### Data for this task
(begin)
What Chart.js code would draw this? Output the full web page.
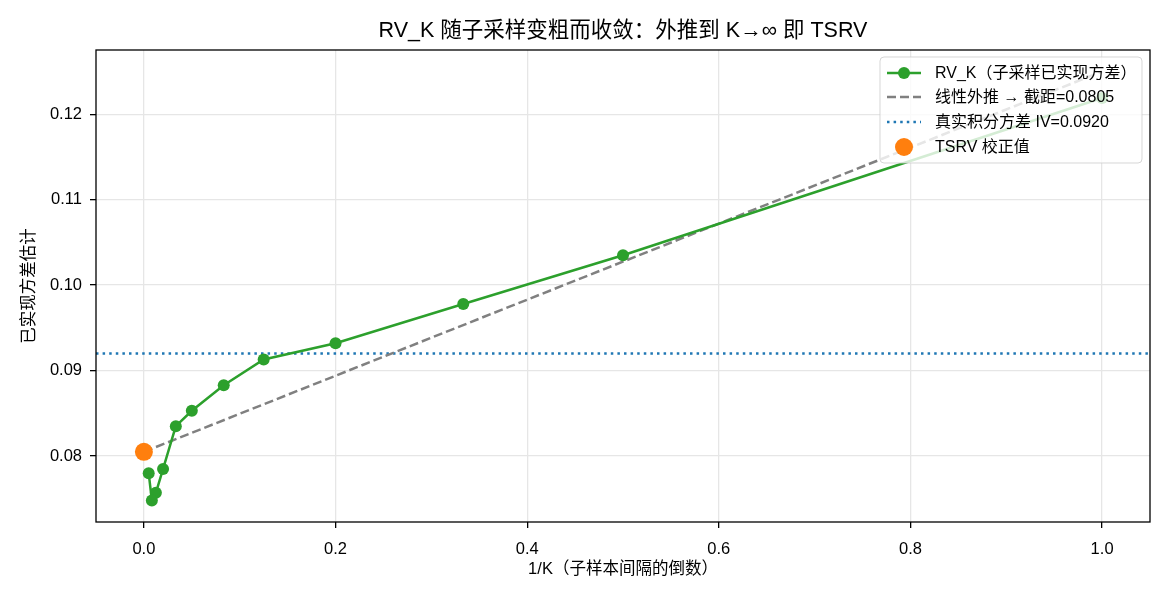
<!DOCTYPE html>
<html>
<head>
<meta charset="utf-8">
<script src="https://cdn.jsdelivr.net/npm/chart.js@4.4.1/dist/chart.umd.min.js"></script>
<style>
  body { margin: 0; background: #fff; }
  #wrap { width: 1170px; height: 598px; }
</style>
</head>
<body>
<div id="wrap"><canvas id="grafiek"></canvas></div>
<script>
// data
const invK = [1.0, 0.5, 0.3333, 0.2, 0.125, 0.0833, 0.05, 0.0333, 0.02, 0.0125, 0.0083, 0.005];
const rvK = [0.1219, 0.1035, 0.0978, 0.0932, 0.0913, 0.0883, 0.0853, 0.0835, 0.0785, 0.0757, 0.0748, 0.0780];
const fitX = [0, 1];
const fitY = [0.0805, 0.1250];
const ivValue = 0.0920;
const tsrvX = [0];
const tsrvY = [0.0805];

const xRange = [-0.05, 1.05];
const yRange = [0.07229, 0.12751];
const xTicks = [0.0, 0.2, 0.4, 0.6, 0.8, 1.0];
const yTicks = [0.08, 0.09, 0.10, 0.11, 0.12];

const titel = 'RV_K 随子采样变粗而收敛：外推到 K→∞ 即 TSRV';

const FONT = "'Liberation Sans', 'Noto Sans CJK SC', sans-serif";
const GROEN = '#2ca02c';
const ORANJE = '#ff7f0e';
const BLAUW = '#1f77b4';
const GRIJS = '#808080';

const legendItems = [
  { label: 'RV_K（子采样已实现方差）', type: 'linemarker', color: GROEN },
  { label: '线性外推 → 截距=0.0805', type: 'dashed', color: GRIJS },
  { label: '真实积分方差 IV=0.0920', type: 'dotted', color: BLAUW },
  { label: 'TSRV 校正值', type: 'marker', color: ORANJE }
];

// title, frame (spines) and legend box drawn on top
const kaderEnLegenda = {
  id: 'kaderEnLegenda',
  afterDraw(chart) {
    const ctx = chart.ctx;
    const a = chart.chartArea;
    ctx.save();

    ctx.fillStyle = '#000';
    ctx.font = '21.5px ' + FONT;
    ctx.textAlign = 'center';
    ctx.textBaseline = 'middle';
    ctx.fillText(titel, (a.left + a.right) / 2, 31);

    ctx.strokeStyle = '#000';
    ctx.lineWidth = 1.3;
    ctx.strokeRect(a.left, a.top, a.right - a.left, a.bottom - a.top);

    // legend
    const bx = 880, by = 57, bw = 262, bh = 106, r = 4;
    ctx.beginPath();
    ctx.roundRect(bx, by, bw, bh, r);
    ctx.fillStyle = 'rgba(255,255,255,0.8)';
    ctx.fill();
    ctx.strokeStyle = 'rgba(204,204,204,0.8)';
    ctx.lineWidth = 1;
    ctx.stroke();

    const rows = [73, 97, 122, 147];
    ctx.font = '16px ' + FONT;
    ctx.textBaseline = 'middle';
    ctx.textAlign = 'left';
    legendItems.forEach((it, i) => {
      const y = rows[i];
      const x0 = 887, x1 = 921, xm = 904;
      ctx.strokeStyle = it.color;
      ctx.fillStyle = it.color;
      ctx.lineWidth = 2.5;
      if (it.type !== 'marker') {
        ctx.beginPath();
        if (it.type === 'dashed') ctx.setLineDash([9, 4]);
        if (it.type === 'dotted') ctx.setLineDash([2.5, 4.1]);
        ctx.moveTo(x0, y);
        ctx.lineTo(x1, y);
        ctx.stroke();
        ctx.setLineDash([]);
      }
      if (it.type === 'linemarker') {
        ctx.beginPath();
        ctx.arc(xm, y, 6, 0, Math.PI * 2);
        ctx.fill();
      }
      if (it.type === 'marker') {
        ctx.beginPath();
        ctx.arc(xm, y, 9, 0, Math.PI * 2);
        ctx.fill();
      }
      ctx.fillStyle = '#000';
      ctx.fillText(it.label, 935, y + 1);
    });
    ctx.restore();
  }
};

const ctx = document.getElementById('grafiek').getContext('2d');

new Chart(ctx, {
  type: 'scatter',
  data: {
    datasets: [
      {
        label: 'TSRV 校正值',
        data: tsrvX.map((x, i) => ({ x: x, y: tsrvY[i] })),
        backgroundColor: ORANJE,
        borderWidth: 0,
        pointRadius: 9,
        pointHoverRadius: 9
      },
      {
        label: 'RV_K（子采样已实现方差）',
        data: invK.map((x, i) => ({ x: x, y: rvK[i] })),
        showLine: true,
        borderColor: GROEN,
        backgroundColor: GROEN,
        borderWidth: 2.5,
        pointRadius: 6,
        pointHoverRadius: 6,
        pointBorderWidth: 0
      },
      {
        label: '线性外推',
        data: fitX.map((x, i) => ({ x: x, y: fitY[i] })),
        showLine: true,
        borderColor: GRIJS,
        borderWidth: 2.5,
        borderDash: [9, 4],
        pointRadius: 0
      },
      {
        label: '真实积分方差',
        data: xRange.map(x => ({ x: x, y: ivValue })),
        showLine: true,
        borderColor: BLAUW,
        borderWidth: 2.5,
        borderDash: [2.5, 4.1],
        pointRadius: 0
      }
    ]
  },
  options: {
    responsive: true,
    maintainAspectRatio: false,
    animation: false,
    devicePixelRatio: 1,
    layout: { padding: { left: 0, right: 20, top: 50, bottom: 0 } },
    plugins: {
      legend: { display: false },
      tooltip: { enabled: false },
      title: { display: false }
    },
    scales: {
      x: {
        type: 'linear',
        min: xRange[0],
        max: xRange[1],
        afterBuildTicks: axis => { axis.ticks = xTicks.map(v => ({ value: v })); },
        afterFit: axis => { axis.height = 76; },
        ticks: {
          color: '#000',
          font: { family: FONT, size: 16.5 },
          padding: 12,
          maxRotation: 0,
          callback: v => Number(v).toFixed(1)
        },
        grid: { color: '#e6e6e6', lineWidth: 1.3, tickColor: '#000', tickLength: 6, tickWidth: 1.3 },
        border: { display: false },
        title: {
          display: true,
          text: '1/K（子样本间隔的倒数）',
          color: '#000',
          font: { family: FONT, size: 16.5 },
          padding: { top: 0, bottom: 19 }
        }
      },
      y: {
        type: 'linear',
        min: yRange[0],
        max: yRange[1],
        afterBuildTicks: axis => { axis.ticks = yTicks.map(v => ({ value: v })); },
        afterFit: axis => { axis.width = 96; },
        ticks: {
          color: '#000',
          font: { family: FONT, size: 16.5 },
          padding: 8,
          callback: v => Number(v).toFixed(2)
        },
        grid: { color: '#e6e6e6', lineWidth: 1.3, tickColor: '#000', tickLength: 6, tickWidth: 1.3 },
        border: { display: false },
        title: {
          display: true,
          text: '已实现方差估计',
          color: '#000',
          font: { family: FONT, size: 16.5 },
          padding: { top: 20, bottom: 0 }
        }
      }
    }
  },
  plugins: [kaderEnLegenda]
});
</script>
</body>
</html>
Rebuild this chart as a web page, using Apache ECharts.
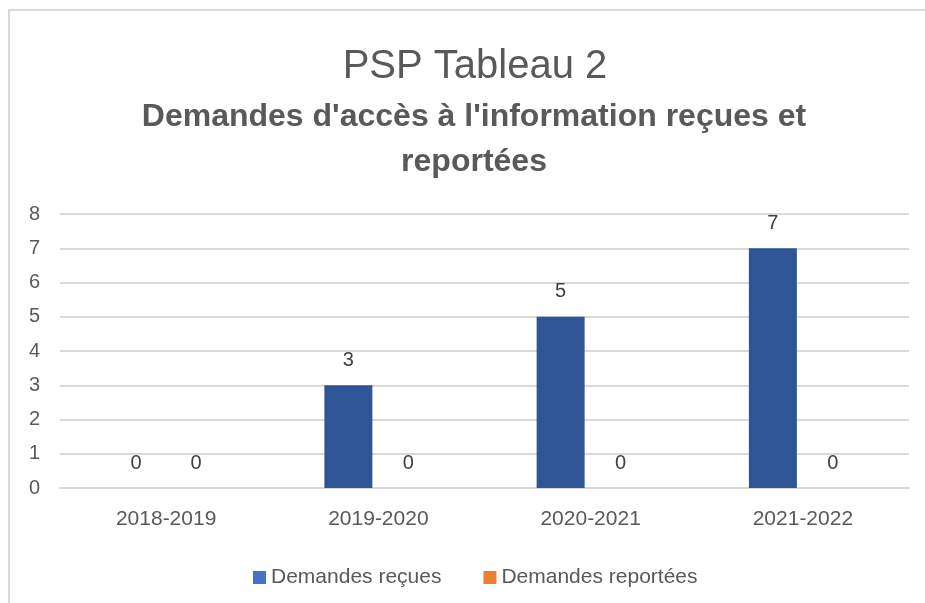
(end)
### Direction
Copy each line of the listing that includes "page".

### Finished task
What Chart.js code would draw this? Output the full web page.
Rebuild this chart as a web page, using Apache ECharts.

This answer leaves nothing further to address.